While the focus now is on a possible agreement in coming days or weeks, anti-tax crusader Grover Norquist told CNN earlier this week that the nation should gird for long-range battle.
"It's four years of a fight. It's not one week of a fight," said Norquist, who has threatened to mount primary challenges against Republicans who violate a pledge they signed at his behest against ever voting for a tax increase.
While both sides say they want to avoid the fiscal cliff, signs are emerging that a deal would come after the new year to blunt the harshest impacts.
Under that scenario, the new Congress convening in early January would vote to lower taxes from the higher rates that will go into effect in January when the Bush cuts expire, with the new top rates staying intact.
According to a senior administration official, Obama continues to oppose a Republican call for extending the Bush-era tax cuts for everyone to buy time for working out a broader deficit reduction deal that would include overall tax reform.
However, a Senate Republican leadership aide told CNN that Republicans reject Obama's $250,000 threshold for tax cut extensions.
"We're going to be here New Year's Eve," retiring Sen. Joe Lieberman said Sunday on CNN's "State of the Union," adding that it was likely the nation would go over the fiscal cliff.
Failing to meet the year-end deadline on striking a deal would amount to "the most colossal, consequential act of congressional irresponsibility in a long time," said Lieberman, an independent from Connecticut who caucuses with Democrats. "Maybe ever in American history, because of the impact it will have on almost every American."
However, Norquist called the situation part of a longer process, predicting "a regular fight" when Congress needs to authorize more government spending and raise the federal debt ceiling in coming months.
"There the Republicans have a lot of clout because they can say we'll let you run the government for the next month, but you've got to make these reforms," he explained.
On Wednesday, Treasury Secretary Timothy Geithner informed Congress that the government would reach its borrowing limit at the end of the year -- in five days' time -- but could take steps to create what he called "headroom" for two months or so.
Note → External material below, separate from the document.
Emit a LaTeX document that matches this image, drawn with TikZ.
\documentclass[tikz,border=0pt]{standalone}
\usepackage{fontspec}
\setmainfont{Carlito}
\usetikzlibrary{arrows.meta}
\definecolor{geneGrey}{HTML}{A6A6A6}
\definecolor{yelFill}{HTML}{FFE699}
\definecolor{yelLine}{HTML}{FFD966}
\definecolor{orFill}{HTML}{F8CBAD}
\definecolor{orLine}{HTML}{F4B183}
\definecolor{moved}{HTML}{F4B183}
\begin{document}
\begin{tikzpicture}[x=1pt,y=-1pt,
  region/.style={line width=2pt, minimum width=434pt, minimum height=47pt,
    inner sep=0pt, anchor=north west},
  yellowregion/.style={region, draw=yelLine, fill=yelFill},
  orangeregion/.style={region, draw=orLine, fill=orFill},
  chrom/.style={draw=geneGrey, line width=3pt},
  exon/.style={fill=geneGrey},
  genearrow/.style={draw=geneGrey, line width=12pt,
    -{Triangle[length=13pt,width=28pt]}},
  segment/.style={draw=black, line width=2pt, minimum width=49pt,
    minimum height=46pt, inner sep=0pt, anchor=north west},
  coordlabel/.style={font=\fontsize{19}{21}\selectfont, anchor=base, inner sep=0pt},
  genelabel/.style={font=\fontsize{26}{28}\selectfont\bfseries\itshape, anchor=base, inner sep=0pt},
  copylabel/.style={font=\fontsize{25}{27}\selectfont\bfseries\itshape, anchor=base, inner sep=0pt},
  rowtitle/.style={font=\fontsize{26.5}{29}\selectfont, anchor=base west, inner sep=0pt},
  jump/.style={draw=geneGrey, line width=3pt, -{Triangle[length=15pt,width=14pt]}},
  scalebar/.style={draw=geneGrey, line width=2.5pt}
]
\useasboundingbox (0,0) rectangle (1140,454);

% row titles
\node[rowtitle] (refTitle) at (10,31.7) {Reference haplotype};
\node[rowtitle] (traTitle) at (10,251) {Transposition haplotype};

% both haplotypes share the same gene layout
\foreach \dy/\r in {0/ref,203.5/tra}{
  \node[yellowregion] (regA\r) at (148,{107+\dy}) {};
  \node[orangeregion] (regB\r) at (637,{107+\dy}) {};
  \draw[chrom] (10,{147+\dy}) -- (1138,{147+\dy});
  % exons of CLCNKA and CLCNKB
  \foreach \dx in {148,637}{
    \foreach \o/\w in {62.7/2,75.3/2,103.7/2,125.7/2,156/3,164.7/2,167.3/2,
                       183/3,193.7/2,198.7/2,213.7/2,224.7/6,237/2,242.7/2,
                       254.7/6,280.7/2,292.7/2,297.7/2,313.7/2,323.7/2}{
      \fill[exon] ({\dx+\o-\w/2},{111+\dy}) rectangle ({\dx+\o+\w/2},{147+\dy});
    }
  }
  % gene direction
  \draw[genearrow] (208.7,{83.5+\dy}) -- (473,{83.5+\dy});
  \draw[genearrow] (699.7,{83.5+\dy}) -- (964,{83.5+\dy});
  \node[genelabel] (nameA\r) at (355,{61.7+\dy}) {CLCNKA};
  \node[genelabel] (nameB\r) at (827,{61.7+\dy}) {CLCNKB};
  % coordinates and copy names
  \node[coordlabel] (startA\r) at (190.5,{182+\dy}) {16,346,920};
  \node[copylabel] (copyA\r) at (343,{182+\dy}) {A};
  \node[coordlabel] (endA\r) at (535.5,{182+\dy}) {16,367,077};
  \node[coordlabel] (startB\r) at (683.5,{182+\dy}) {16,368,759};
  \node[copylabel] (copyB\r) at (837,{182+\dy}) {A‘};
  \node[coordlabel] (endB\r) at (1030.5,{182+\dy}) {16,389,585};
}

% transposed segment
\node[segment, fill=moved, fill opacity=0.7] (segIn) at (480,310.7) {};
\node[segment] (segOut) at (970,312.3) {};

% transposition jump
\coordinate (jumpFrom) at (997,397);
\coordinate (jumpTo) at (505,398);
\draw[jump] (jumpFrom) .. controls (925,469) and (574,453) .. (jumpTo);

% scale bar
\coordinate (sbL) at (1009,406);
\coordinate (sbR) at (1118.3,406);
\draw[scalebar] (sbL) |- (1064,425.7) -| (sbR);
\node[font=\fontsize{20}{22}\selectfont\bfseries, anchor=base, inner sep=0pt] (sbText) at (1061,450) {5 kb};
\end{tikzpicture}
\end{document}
However, Geithner said uncertainty over the fiscal cliff negotiations and possible changes to the deficit situation made it difficult to predict precisely how long the government's steps to ease the situation would last.
Before heading to Hawaii last Friday, Obama called for Congress to come back after Christmas and work with him on a limited agreement to prevent tax hikes on the middle class, extend unemployment insurance and set a framework for future deficit reduction steps.
Boehner's spokesman said the speaker will be "ready to find a solution that can pass both houses of Congress" when he returns to Washington, expected to occur on Thursday.
The GOP opposition to any kind of tax rate increase has stalled deficit negotiations for two years and led to unusual political drama, such as McConnell recently filibustering a proposal he introduced and Thursday night's rebuff by House Republicans of the alternative tax plan pushed by Boehner, their leader.
Reid and other Senate Democrats say House Republicans must accept that agreement will require support from legislators in both parties, rather than a GOP majority in the House pushing through a measure on its own.
He insisted that a Senate-passed plan with Obama's $250,000 threshold would pass the House if Boehner would allow a vote. However, the Senate proposal is held up on constitutional grounds, because legislation that increases revenue must originate in the House.
Boehner and Republicans complain the Senate has refused to take up any proposals they have passed in the past two years. Reid argues that the GOP measures amount to a conservative wish list of unacceptable spending cuts and reforms intended to shrink government and weaken entitlement programs vital to senior citizens, the poor and the disabled.
Some House Republicans have said they would join Democrats in supporting the president's proposal in hopes of moving past the volatile issue to focus on the spending cuts and entitlement reforms they seek.
The possibility of a fiscal cliff was set in motion over the past two years as a way to force action on mounting government debt.
Now, legislators risk looking politically cynical by seeking to weaken the measures enacted to try to force them to confront tough questions regarding deficit reduction, such as reforms to popular entitlement programs such as Social Security, Medicare and Medicaid.
The two sides seemingly had made progress early last week on forging a $2 trillion deficit reduction deal that included new revenue sought by Obama and spending cuts and entitlement changes desired by Boehner.
Obama's latest offer set $400,000 as the income threshold for a tax rate increase, up from his original plan of $250,000. It also included a new formula for the consumer price index applied to some entitlement benefits, much to the chagrin of liberals.
Called chained CPI, the new formula includes assumptions on consumer habits in response to rising prices, such as seeking cheaper alternatives, and would result in smaller benefit increases in future years.
Statistics supplied by opponents say the change would mean Social Security recipients would get $6,000 less in benefits over the first 15 years of chained CPI.